The Beatles arrived in America at Kennedy Airport on February 7, 1964, and performed for the first time on American TV on Sunday, Feb. 9. The show was viewed by over 73 million Americans. But it was not their first appearance on TV in America. And that appearance on Ed Sullivan might not have happened the way it did, without the help of another man, Walter Cronkite.

In November of 1963, Alexander Kendrick at CBS News alerted Walter Cronkite to a story about a group of young men called the Beatles. Josh Darsa and a London film crew had spent an evening filming at a live performance by the long-haired musicians and their screaming girl fans. But it was a busy news week, and the story didn't immediately go on the air. Then, a few days later, President Kennedy was shot in Dallas, and it wasn't until the second week in December until Walter Cronkite decided it was appropriate to start doing feature news again.

In his foreword to the book "The Beatles Are Coming" by Bruce Spizer, Walter Cronkite remembers what happened next.

"We decided to broadcast Kendrick's Beatles piece on our Evening News program. Shortly after we were off the air, I got a call from Ed Sullivan, who was a friend of mine. He was excited about the story we had run on the long-haired British group. He said, 'Tell me more about those, what do they call them?
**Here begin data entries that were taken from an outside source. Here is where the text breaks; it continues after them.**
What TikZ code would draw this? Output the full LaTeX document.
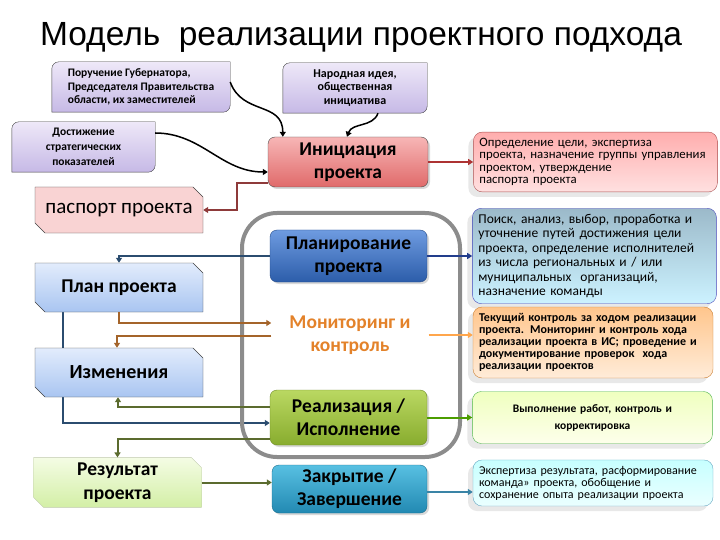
\documentclass[tikz,border=0pt]{standalone}
\usepackage{fontspec}
\setmainfont{Carlito}
\newfontfamily\titlefont{Liberation Sans}
\usetikzlibrary{shapes.misc, arrows.meta, positioning, backgrounds, shadows}

% --- Colours ---
\definecolor{ideaTop}{HTML}{EEE8F8}
\definecolor{ideaBot}{HTML}{C6B9E6}
\definecolor{paspFill}{HTML}{F9D3D3}
\definecolor{docTop}{HTML}{E2ECFC}
\definecolor{docBot}{HTML}{A9C5F1}
\definecolor{resTop}{HTML}{F4FCE4}
\definecolor{resBot}{HTML}{D3EFA6}
\definecolor{initTop}{HTML}{F7B6B6}
\definecolor{initBot}{HTML}{E06A6A}
\definecolor{planTop}{HTML}{6E9BE0}
\definecolor{planBot}{HTML}{2C5DAA}
\definecolor{realTop}{HTML}{BAD862}
\definecolor{realBot}{HTML}{88AC2E}
\definecolor{closeTop}{HTML}{58C0E2}
\definecolor{closeBot}{HTML}{2289B2}
\definecolor{monitText}{HTML}{E3822A}
\definecolor{lineRed}{HTML}{8E3A3A}
\definecolor{lineBlue}{HTML}{2B4C6F}
\definecolor{lineBrown}{HTML}{A4642A}
\definecolor{lineOlive}{HTML}{5B6B2E}
\definecolor{lineTeal}{HTML}{3A84A6}

\begin{document}
\begin{tikzpicture}[x=1pt, y=-1pt,
    % --- Node styles ---
    ideabox/.style = {rectangle, minimum width=#1, minimum height=50pt,
        inner sep=4pt, font=\fontsize{11.5}{13.3}\selectfont\bfseries},
    docbox/.style = {chamfered rectangle, chamfered rectangle corners={north east, south west},
        chamfered rectangle xsep=5pt, chamfered rectangle ysep=5pt,
        draw=black!75, thin, minimum width=168pt, minimum height=49pt,
        inner sep=0pt, align=center, font=\fontsize{19.5}{23}\selectfont\bfseries},
    stage/.style = {rectangle, rounded corners=7pt, draw=black!70, thin,
        minimum width=157pt, minimum height=52pt, align=center,
        font=\fontsize{19.5}{23}\selectfont\bfseries, inner sep=2pt,
        drop shadow={shadow xshift=2pt, shadow yshift=-2pt, opacity=0.3}},
    note/.style = {rectangle, rounded corners=9pt, draw=#1, thin,
        minimum width=240pt, text width=228pt, align=left, inner sep=6pt,
        font=\fontsize{12}{12}\selectfont,
        drop shadow={shadow xshift=-5pt, shadow yshift=-5pt, opacity=0.18}},
    % --- Arrow styles ---
    link/.style = {line width=2pt, draw=#1, -{Triangle[length=5pt, width=6pt]}},
    curvelink/.style = {line width=1.5pt, draw=black, -{Triangle[length=5pt, width=6pt]}},
    % --- Group frame ---
    phaseframe/.style = {rectangle, rounded corners=35pt, draw=black!45,
        line width=4pt, minimum width=218pt, minimum height=244pt}
]
\useasboundingbox (0,0) rectangle (720,540);

% ==================== TITLE ====================
\node (title) at (361,37) {\titlefont\fontsize{33.5}{40}\selectfont Модель~ реализации проектного подхода};

% ==================== INPUTS ====================
\node[ideabox=178pt, align=left] (order) at (141,87)
    {Поручение Губернатора,\\Председателя Правительства\\области, их заместителей};
\node[ideabox=144pt, align=center, font=\fontsize{12}{13.3}\selectfont\bfseries] (idea) at (355,88)
    {Народная идея,\\общественная\\инициатива};
\node[ideabox=143pt, align=center, font=\fontsize{11.5}{15}\selectfont\bfseries] (goal) at (83.5,147)
    {Достижение\\стратегических\\показателей};

\begin{scope}[on background layer]
  \foreach \nm in {order, idea, goal} {
    \draw[draw=black!75, top color=ideaTop, bottom color=ideaBot]
      (\nm.south west) -- ([yshift=-7pt]\nm.north west)
      arc[start angle=180, end angle=90, radius=7pt] -- (\nm.north east)
      -- ([yshift=7pt]\nm.south east)
      arc[start angle=0, end angle=-90, radius=7pt] -- cycle;
  }
\end{scope}

% ==================== DOCUMENTS ====================
\node[docbox, fill=paspFill, minimum height=46pt, font=\fontsize{21}{23}\selectfont] (pasp) at (119,210) {паспорт проекта};
\node[docbox, top color=docTop, bottom color=docBot] (plan) at (119,287.5) {План проекта};
\node[docbox, top color=docTop, bottom color=docBot, font=\fontsize{20}{23}\selectfont\bfseries] (change) at (119,372.5) {Изменения};
\node[docbox, draw=resBot!70!black!60, top color=resTop, bottom color=resBot, font=\fontsize{19.5}{24}\selectfont\bfseries] (result) at (117.5,482.5) {Результат\\проекта};

% ==================== STAGES ====================
\node[phaseframe] (frame) at (351,335) {};

\node[stage, top color=initTop, bottom color=initBot, minimum width=160pt, minimum height=50pt] (init) at (348,162) {Инициация\\проекта};
\node[stage, top color=planTop, bottom color=planBot, draw=planBot!80!black] (planning) at (348.5,256) {Планирование\\проекта};
\node[align=center, minimum width=157pt, text=monitText, font=\fontsize{19.5}{23}\selectfont\bfseries] (monit) at (350,335) {Мониторинг и\\контроль};
\node[stage, top color=realTop, bottom color=realBot, draw=realBot!80!black, minimum height=55pt] (real) at (348.5,417.5) {Реализация /\\Исполнение};
\node[stage, top color=closeTop, bottom color=closeBot, draw=closeBot!80!black, minimum width=155pt, minimum height=48pt] (close) at (349.5,489) {Закрытие /\\Завершение};

% ==================== NOTES ====================
\node[note=red!35!gray, top color=red!32, bottom color=red!12, minimum width=244pt, text width=232pt, minimum height=53pt,
      font=\fontsize{12.8}{12.5}\selectfont, right=45pt of init] (n1)
    {Определение цели, экспертиза\\проекта, назначение группы управления\\проектом, утверждение\\паспорта проекта};
\node[note=blue!45!gray, top color=blue!35!cyan!30!gray!60, bottom color=blue!25!cyan!20!white, minimum width=244pt, text width=232pt, minimum height=95pt,
      font=\fontsize{13.5}{14.4}\selectfont, right=45pt of planning] (n2)
    {Поиск, анализ, выбор, проработка и\\уточнение путей достижения цели\\проекта, определение исполнителей\\из числа региональных и / или\\муниципальных~ организаций,\\назначение команды};
\node[note=orange!60!gray, top color=orange!45, bottom color=orange!15, minimum height=71pt,
      font=\fontsize{12}{12}\selectfont\bfseries] (n3) at (593,342.5)
    {Текущий контроль за ходом реализации\\проекта. Мониторинг и контроль хода\\реализации проекта в ИС; проведение и\\документирование проверок~ хода\\реализации проектов};
\node[note=green!40!gray, top color=green!25!yellow!25, bottom color=green!8!yellow!8, minimum height=52pt, align=center,
      font=\fontsize{11.5}{17}\selectfont\bfseries, right=45pt of real] (n4)
    {Выполнение работ, контроль и\\корректировка};
\node[note=cyan!50!gray, top color=cyan!22, bottom color=cyan!8, minimum height=40pt] (n5) at (593,483)
    {Экспертиза результата, расформирование\\команда» проекта, обобщение и\\сохранение опыта реализации проекта};

% ==================== ARROWS ====================
\draw[curvelink] ([yshift=5pt]order.east) to[out=-70, in=90, looseness=1.2] ([xshift=15pt]init.north west);
\draw[curvelink] ([xshift=23pt]idea.south) to[out=-110, in=70] ([xshift=-1pt]init.north);
\draw[curvelink] ([yshift=14pt]goal.east) to[out=0, in=180] ([yshift=-10pt]init.west);

\draw[link=red!60!black!80] (init.east) -- (init.east -| n1.west);
\draw[link=lineRed] ([yshift=-21pt]init.west) -- ++(-31,0) |- (pasp.east);

\draw[link=lineBlue] (planning.west) -| (plan.north);
\draw[link=lineBlue!80!blue] (planning.east) -- (planning.east -| n2.west);

\draw[link=lineBrown] (plan.south) |- ([yshift=12pt]monit.west);
\draw[link=lineBrown] ([yshift=-1pt]monit.west) -| ([xshift=-2pt]change.north);
\draw[link=orange!70] (monit.east) -- (monit.east -| n3.west);

\begin{scope}[on background layer]
  \draw[link=lineBlue] ([xshift=-56pt]plan.south) |- ([yshift=-5.5pt]real.west);
\end{scope}
\draw[link=lineOlive] ([yshift=10.5pt]real.west) -| ([xshift=-1pt]change.south);
\draw[link=lineOlive] ([yshift=-21.5pt]real.west) -| (result.north);
\draw[link=green!45!black!70!yellow] (real.east) -- (real.east -| n4.west);

\draw[link=lineOlive] (result.east) -- (result.east -| close.west);
\draw[link=lineTeal] ([yshift=-3pt]close.east) -- ([yshift=-3pt]close.east -| n5.west);

\end{tikzpicture}
\end{document}
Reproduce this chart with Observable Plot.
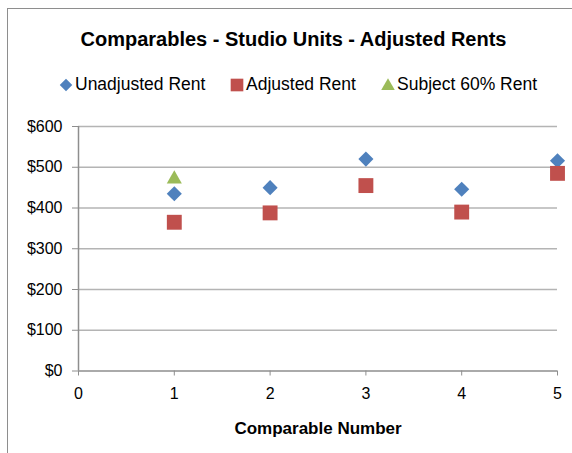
<!DOCTYPE html>
<html><head><meta charset="utf-8">
<script src="https://cdn.jsdelivr.net/npm/d3@7"></script>
<script src="https://cdn.jsdelivr.net/npm/@observablehq/plot@0.6"></script>
<style>
body{margin:0;background:#fff;font-family:"Liberation Sans",Arial,sans-serif;}
#wrap{position:relative;width:572px;height:453px;overflow:hidden;background:#fff;}
#frame{position:absolute;left:7px;top:8px;width:620px;height:520px;border:1px solid #8e8e8e;}
#title{position:absolute;left:0;width:587px;top:27px;line-height:24px;text-align:center;font-weight:bold;font-size:20px;color:#000;white-space:nowrap;}
#legend{position:absolute;left:0;top:73px;width:572px;height:22px;font-size:17.5px;color:#000;white-space:nowrap;}
#legend .item{position:absolute;top:0;height:22px;line-height:22px;}
#legend svg{position:absolute;top:4px;}
#chart{position:absolute;left:0;top:100px;}
</style></head>
<body><div id="wrap"><div id="frame"></div>
<div id="title">Comparables - Studio Units - Adjusted Rents</div>
<div id="legend"></div>
<div id="chart"></div></div>
<script>
const comparables = [1, 2, 3, 4, 5];
const unadjustedRent = [435, 450, 520, 446, 516];
const adjustedRent = [365, 388, 455, 390, 485];
const subjectX = [1];
const subjectRent = [476];
const seriesNames = ["Unadjusted Rent", "Adjusted Rent", "Subject 60% Rent"];
const seriesColors = ["#4F81BD", "#C0504D", "#9BBB59"];
const seriesSymbols = ["diamond2", "square", "triangle"];
const xTicks = [0, 1, 2, 3, 4, 5];
const yTicks = [0, 100, 200, 300, 400, 500, 600];
const xTitle = "Comparable Number";

const unadj = comparables.map((c, i) => ({x: c, y: unadjustedRent[i]}));
const adj = comparables.map((c, i) => ({x: c, y: adjustedRent[i]}));
const subj = subjectX.map((c, i) => ({x: c, y: subjectRent[i]}));

// Legend
const legend = document.getElementById("legend");
const legendLeft = [58, 229, 380];
const symMap = {diamond2: d3.symbolDiamond2, square: d3.symbolSquare, triangle: d3.symbolTriangle};
const legendSizes = [100, 160, 80];
seriesNames.forEach((n, i) => {
  const it = document.createElement("div");
  it.className = "item";
  it.style.left = legendLeft[i] + "px";
  const s = d3.create("svg").attr("width", 16).attr("height", 16);
  s.append("path").attr("transform", "translate(8," + (i === 2 ? 9 : 8) + ")")
    .attr("d", d3.symbol(symMap[seriesSymbols[i]], legendSizes[i])())
    .attr("fill", seriesColors[i]);
  it.appendChild(s.node());
  const t = document.createElement("span");
  t.style.marginLeft = "17px";
  t.textContent = n;
  it.appendChild(t);
  legend.appendChild(it);
});

const plot = Plot.plot({
  width: 572,
  height: 353,
  marginLeft: 78,
  marginRight: 15,
  marginTop: 26,
  marginBottom: 82.5,
  style: {fontFamily: "Liberation Sans, Arial, sans-serif", fontSize: "16px", color: "#000", overflow: "visible"},
  x: {domain: [0, 5]},
  y: {domain: [0, 600]},
  marks: [
    Plot.ruleY(yTicks.filter(d => d > 0), {stroke: "#b4b4b4", strokeWidth: 1.5}),
    Plot.ruleX([0], {stroke: "#8e8e8e", strokeWidth: 1.5}),
    Plot.ruleY([0], {stroke: "#8e8e8e", strokeWidth: 1.5}),
    Plot.axisY({ticks: yTicks, tickFormat: d => "$" + d, tickSize: 6, stroke: "#8e8e8e", tickPadding: 10, label: null, fontSize: 16}),
    Plot.axisX({ticks: xTicks, tickFormat: d => String(d), tickSize: 5, stroke: "#8e8e8e", tickPadding: 12, label: null, fontSize: 16}),
    Plot.text([xTitle], {frameAnchor: "bottom", dx: 0, dy: 63, text: d => d, fontWeight: "bold", fontSize: 17}),
    Plot.dot(unadj, {x: "x", y: "y", symbol: seriesSymbols[0], fill: seriesColors[0], r: 6.8, stroke: "none"}),
    Plot.dot(adj, {x: "x", y: "y", symbol: seriesSymbols[1], fill: seriesColors[1], r: 8.4, stroke: "none"}),
    Plot.dot(subj, {x: "x", y: "y", symbol: seriesSymbols[2], fill: seriesColors[2], r: 5.6, stroke: "none", dy: 2})
  ]
});
document.getElementById("chart").appendChild(plot);
</script>
</body></html>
Those bugs or whatever they call themselves.' I didn't remember the group's name and had to look down on my copy sheet for the Evening News broadcast to tell him, 'They are called the Beatles.' Ed wanted to know what I knew about the group, which was next to nothing. I told Ed I would query my guy in London. I sent my query to Alexander Kendrick and requested he contact Ed. I don't know what happened after that, but soon Ed was announcing that he would have the Beatles on his show."

Walter Cronkite, the "most trusted man in America," passed away Friday evening with his family by his side at his home in New York after a long illness. He was 92.